The fans in the bleachers at Tumwater High School’s girls basketball games are doing it wrong. At least, 4-year-old Payton Vogt thinks so.
When the T-Birds are close to notching a victory, students often start chanting, “I believe that we will win.”
But in Oakland, where Payton watches her father, Stephen Vogt, play catcher for the Athletics, the words are a bit different.
“It’s funny because they’ll do it at the basketball games, and my daughter will be like, ‘No, it’s I believe in Stephen Vogt,’ ” the ballplayer said. “She doesn’t really understand, so it’s kind of funny. It brings back memories of being in season and playing.”
Vogt, a Tumwater resident during the offseason, is beginning his fourth season with the A’s. He said Oakland’s fans coined his rendition of the chant in 2014 when he was playing right field.
“He just is humbled that people are even cheering for him, to be honest,” said Alyssa Vogt, Stephen’s wife and the girls basketball coach at Tumwater High. “It’s nothing that he expects. He never thought he would ever get to this point.

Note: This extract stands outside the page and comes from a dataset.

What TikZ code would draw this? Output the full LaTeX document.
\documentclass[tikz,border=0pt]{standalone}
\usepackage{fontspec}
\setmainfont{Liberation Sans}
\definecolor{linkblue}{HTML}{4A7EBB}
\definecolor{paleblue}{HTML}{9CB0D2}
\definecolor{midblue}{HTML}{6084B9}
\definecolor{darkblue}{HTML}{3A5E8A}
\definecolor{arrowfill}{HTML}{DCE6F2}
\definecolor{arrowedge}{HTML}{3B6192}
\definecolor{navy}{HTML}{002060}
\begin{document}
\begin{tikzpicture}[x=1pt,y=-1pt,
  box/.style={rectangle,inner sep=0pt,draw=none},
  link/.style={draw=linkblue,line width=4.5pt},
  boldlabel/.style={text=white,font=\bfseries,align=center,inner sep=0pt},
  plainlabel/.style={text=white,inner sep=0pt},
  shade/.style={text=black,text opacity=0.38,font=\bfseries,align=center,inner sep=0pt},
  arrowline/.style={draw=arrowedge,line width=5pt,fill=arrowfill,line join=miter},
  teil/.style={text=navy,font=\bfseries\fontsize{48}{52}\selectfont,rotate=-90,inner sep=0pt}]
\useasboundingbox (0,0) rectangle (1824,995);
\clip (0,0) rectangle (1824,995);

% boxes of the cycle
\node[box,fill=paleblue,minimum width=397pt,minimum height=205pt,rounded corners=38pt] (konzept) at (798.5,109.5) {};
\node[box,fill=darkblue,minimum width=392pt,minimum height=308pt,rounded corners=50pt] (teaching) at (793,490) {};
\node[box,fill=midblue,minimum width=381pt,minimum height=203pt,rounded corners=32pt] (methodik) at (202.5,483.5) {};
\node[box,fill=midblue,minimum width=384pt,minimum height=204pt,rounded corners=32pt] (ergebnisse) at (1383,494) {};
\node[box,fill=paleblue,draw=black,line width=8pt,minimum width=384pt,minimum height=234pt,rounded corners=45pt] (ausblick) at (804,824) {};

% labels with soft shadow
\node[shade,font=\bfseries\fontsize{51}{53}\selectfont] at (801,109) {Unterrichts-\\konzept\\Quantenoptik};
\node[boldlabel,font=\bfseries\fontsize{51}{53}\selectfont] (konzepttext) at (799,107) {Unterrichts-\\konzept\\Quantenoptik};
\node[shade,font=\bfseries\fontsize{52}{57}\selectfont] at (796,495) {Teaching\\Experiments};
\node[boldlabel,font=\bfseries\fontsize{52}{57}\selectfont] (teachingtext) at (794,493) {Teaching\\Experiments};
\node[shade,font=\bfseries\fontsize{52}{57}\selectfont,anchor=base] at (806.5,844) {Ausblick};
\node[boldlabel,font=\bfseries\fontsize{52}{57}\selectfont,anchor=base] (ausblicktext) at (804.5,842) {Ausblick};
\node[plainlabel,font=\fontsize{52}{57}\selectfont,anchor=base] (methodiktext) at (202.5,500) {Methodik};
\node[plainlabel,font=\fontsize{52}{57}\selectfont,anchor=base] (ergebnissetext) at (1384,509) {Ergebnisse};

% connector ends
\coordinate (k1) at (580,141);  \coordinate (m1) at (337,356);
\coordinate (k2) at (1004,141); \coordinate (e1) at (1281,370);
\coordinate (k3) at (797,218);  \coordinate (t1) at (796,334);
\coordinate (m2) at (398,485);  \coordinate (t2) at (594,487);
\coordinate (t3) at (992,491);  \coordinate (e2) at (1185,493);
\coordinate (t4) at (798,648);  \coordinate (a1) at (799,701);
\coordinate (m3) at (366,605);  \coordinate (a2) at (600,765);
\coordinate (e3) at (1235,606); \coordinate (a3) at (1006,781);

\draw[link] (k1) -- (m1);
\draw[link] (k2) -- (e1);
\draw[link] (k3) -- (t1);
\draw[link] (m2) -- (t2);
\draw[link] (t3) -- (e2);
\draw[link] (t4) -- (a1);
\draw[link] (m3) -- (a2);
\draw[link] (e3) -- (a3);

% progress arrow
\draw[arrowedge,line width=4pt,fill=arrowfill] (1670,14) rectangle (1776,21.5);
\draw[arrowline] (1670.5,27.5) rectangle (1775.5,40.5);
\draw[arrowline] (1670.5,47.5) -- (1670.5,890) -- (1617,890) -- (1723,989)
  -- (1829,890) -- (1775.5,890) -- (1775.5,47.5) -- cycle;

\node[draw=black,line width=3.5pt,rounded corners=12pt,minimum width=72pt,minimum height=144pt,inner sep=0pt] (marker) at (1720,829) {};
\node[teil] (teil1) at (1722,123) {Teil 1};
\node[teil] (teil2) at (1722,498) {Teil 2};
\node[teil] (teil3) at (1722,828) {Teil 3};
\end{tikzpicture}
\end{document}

“Every time, still, it’s an honor to be able to have that fan base. Really for him, he just feels so blessed to be in that situation.”

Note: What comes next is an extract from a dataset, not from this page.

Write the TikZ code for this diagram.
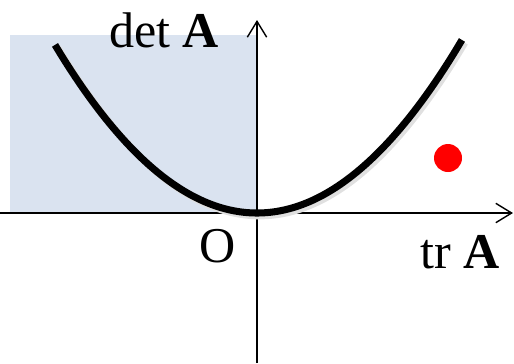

In 2015, Stephen Vogt was an All-Star for the first time after batting .287 in the season’s first half with 14 home runs and 56 RBIs. He hasn’t let up much this season. He’s hitting .273 in the 10 games he’s appeared in.
“We expect big things out of him, and he expects big things out of himself,” A’s manager Bob Melvin said. “We talked some about trying to get him more rest this year — he can get a little banged up with his workload behind the plate. But, yes, we are very confident he will have another good year.”

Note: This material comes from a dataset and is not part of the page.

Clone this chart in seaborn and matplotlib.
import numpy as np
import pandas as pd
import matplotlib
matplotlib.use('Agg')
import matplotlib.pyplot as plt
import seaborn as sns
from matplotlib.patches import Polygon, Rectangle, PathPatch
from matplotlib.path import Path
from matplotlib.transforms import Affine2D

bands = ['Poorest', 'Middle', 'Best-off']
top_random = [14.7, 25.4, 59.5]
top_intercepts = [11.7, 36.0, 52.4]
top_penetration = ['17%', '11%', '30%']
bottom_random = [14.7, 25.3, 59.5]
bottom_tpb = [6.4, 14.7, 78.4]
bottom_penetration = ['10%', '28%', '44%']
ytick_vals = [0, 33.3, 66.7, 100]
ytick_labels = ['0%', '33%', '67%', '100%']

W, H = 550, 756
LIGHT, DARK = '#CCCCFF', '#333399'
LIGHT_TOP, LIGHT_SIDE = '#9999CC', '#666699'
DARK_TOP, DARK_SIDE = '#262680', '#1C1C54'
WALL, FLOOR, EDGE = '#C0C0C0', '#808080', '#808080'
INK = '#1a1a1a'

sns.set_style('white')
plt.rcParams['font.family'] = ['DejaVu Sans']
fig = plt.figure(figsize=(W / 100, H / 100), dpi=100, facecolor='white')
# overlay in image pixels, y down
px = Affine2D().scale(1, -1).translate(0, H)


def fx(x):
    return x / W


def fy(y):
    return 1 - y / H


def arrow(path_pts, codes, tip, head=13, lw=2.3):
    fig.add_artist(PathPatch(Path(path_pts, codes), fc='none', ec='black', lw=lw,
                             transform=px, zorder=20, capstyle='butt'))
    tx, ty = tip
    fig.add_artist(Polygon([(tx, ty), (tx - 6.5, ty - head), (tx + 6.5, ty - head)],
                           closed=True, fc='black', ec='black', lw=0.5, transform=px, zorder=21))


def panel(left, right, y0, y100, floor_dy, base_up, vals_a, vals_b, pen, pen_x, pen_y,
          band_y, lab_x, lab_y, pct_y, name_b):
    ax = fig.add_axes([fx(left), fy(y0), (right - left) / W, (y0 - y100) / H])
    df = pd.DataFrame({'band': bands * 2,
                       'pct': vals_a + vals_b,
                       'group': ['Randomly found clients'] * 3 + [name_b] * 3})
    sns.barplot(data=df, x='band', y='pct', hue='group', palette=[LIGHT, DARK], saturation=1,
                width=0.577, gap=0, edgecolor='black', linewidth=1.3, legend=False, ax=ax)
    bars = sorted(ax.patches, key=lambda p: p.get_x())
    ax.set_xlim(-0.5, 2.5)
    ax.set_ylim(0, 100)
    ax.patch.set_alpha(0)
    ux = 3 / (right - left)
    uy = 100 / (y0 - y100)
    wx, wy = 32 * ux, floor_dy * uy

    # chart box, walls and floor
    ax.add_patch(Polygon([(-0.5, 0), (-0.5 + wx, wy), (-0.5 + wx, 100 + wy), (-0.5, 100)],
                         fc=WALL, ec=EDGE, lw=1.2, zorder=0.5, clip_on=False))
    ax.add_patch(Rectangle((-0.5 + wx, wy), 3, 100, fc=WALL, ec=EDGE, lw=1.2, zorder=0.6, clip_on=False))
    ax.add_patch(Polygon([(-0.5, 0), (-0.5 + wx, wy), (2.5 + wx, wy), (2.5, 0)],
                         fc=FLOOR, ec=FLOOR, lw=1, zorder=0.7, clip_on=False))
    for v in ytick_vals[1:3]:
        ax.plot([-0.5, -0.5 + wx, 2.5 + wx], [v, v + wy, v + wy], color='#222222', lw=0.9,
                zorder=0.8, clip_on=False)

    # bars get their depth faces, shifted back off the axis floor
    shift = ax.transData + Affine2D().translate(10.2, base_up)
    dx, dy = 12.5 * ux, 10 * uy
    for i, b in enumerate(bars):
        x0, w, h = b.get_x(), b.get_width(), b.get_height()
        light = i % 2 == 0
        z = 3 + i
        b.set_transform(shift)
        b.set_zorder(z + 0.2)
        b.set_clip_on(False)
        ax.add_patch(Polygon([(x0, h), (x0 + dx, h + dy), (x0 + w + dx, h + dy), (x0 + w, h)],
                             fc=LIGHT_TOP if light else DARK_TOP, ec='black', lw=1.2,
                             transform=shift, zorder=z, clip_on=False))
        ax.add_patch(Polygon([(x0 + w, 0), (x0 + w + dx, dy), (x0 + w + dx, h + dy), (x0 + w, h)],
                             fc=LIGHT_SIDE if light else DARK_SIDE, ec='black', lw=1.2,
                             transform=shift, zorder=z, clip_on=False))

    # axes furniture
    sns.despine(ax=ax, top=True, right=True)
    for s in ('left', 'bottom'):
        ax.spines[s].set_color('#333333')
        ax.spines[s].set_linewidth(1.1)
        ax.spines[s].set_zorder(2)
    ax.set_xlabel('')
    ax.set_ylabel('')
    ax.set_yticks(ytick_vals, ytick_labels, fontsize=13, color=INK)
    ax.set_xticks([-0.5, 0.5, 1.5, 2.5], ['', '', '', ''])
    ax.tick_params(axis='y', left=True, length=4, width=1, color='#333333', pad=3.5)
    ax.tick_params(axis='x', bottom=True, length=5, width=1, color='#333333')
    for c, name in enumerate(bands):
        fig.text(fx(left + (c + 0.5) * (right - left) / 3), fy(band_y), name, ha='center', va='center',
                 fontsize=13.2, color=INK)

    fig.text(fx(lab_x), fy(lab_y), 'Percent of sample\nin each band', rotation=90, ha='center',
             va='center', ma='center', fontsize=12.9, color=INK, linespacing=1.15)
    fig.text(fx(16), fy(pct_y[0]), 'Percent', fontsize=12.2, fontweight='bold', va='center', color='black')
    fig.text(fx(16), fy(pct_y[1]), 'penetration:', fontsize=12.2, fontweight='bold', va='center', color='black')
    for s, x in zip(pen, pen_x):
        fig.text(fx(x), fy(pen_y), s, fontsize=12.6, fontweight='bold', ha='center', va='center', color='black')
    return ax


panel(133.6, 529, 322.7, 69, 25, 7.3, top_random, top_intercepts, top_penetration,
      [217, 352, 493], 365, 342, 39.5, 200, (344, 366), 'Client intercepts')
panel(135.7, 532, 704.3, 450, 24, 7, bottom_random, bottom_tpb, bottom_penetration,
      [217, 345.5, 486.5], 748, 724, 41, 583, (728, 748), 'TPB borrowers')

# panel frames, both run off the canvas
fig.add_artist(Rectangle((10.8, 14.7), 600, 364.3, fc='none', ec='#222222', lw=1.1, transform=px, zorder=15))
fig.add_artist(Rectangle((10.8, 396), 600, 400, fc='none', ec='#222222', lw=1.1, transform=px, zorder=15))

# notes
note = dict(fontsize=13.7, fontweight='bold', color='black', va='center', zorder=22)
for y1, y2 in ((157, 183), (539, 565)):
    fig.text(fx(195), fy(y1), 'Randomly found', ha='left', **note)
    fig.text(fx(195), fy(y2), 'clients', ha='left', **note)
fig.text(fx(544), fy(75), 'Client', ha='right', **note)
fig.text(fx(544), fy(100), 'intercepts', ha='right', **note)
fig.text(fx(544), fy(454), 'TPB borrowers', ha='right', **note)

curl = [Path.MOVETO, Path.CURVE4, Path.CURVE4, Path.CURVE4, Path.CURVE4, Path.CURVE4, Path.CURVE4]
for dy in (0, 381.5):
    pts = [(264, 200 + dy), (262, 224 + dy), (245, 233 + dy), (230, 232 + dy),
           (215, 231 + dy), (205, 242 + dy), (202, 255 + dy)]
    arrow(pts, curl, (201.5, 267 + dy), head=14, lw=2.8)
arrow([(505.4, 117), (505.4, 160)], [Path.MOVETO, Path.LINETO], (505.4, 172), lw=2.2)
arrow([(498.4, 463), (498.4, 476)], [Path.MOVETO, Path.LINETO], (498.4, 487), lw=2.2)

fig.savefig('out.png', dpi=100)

The Vogt family — Stephen, Alyssa, Payton and 1-year-old son Clark — lives in Oakland about seven months out of the year. They head back to Tumwater when the major league season ends — so, hopefully, in October, Alyssa said.
“For me, my offseason consists of family time, and also getting my work in,” Stephen said. “I got a lot of good work in this winter. Every year you have to get better and keep working, especially as you get older. I’m 31. I’m not 23 or 24 anymore. I had to work harder this winter than in the past.
“I don’t want to relax. I want to get better every year to be the best I can be. I want to be as good as I can and provide for my family, and that’s what I’m trying to do.”
He spends a lot of the offseason working with Capital graduate — and current Triple-A Durham manager — Jared Sandberg. And even when Vogt is not working out at a gym, he’s still sometimes at the high school gym helping Alyssa with practice.
“She’s the basketball mind, I’m not,” Stephen said. “I’ll go into practice and help out just being an extra body, but I’m not a coach. That’s her world. I’m there to be the supportive husband and dad.”
Stephen usually rallies the kids for games, and they cheer from the bleachers.
“He’s really good at letting me do my thing,” Alyssa said. “And that’s what I appreciate the most. I appreciate that he’s able to kind of take that back seat and ... blend in to the crowd, just like I am here for him. He does the same thing.”
However, she says she can hear his voice a little louder than he can hear hers sitting in the stands.
Stephen Vogt recently wrapped up his first trip of the season to Seattle — the A’s swept the Mariners in the three-game series.
“Tumwater’s a great fan base, but Felix Hernandez is pitching, so, of course, there’s just a little bit more (noise),” Alyssa said.
She said Stephen adds a good energy to basketball practices and games, too. He does it all during the offseason, just like she does it during the baseball season.
“During the (basketball) season, it’s the exact opposite,” Alyssa said. “He’s there, he’s wanting to be that caregiver and wanting to be the parent. He brings them (their children) to the games. He packs them dinner, or snacks that he makes.”
She said Stephen is good on the grill, but wouldn’t exactly call him a world-class cook.
For one of their first dates, Stephen and Alyssa played two-on-two in a gym at Azusa Pacific University, where they went to college. Stephen and one of his teammates from the baseball team versus Alyssa and one of her teammates from the women’s basketball team.
“They killed us, so we had to make dinner for those two — that was the wager we had on the game,” Stephen said.
How did the fettucine alfredo turn out?
“It was outstanding,” Stephen said.
“It wasn’t,” Alyssa responded. “It was out of a box — the plastic tins that you warm up in the microwave and you dump on some noodles.”
Maybe Stephen has bigger aspirations anyway. There’s a T-shirt circulating that endorses his candidacy for federal office. It reads, “Vogt for President: I believe in Stephen Vogt.”
“He might be a pretty good one,” Alyssa joked. “He’s for the people.”
And the people are for him. Stephen said he often can hear his chant when the A’s play on the road.
“It’s really cool,” he said. “Our fans in Oakland are crazy, and they’re awesome, and they support us all the time. It’s pretty special.”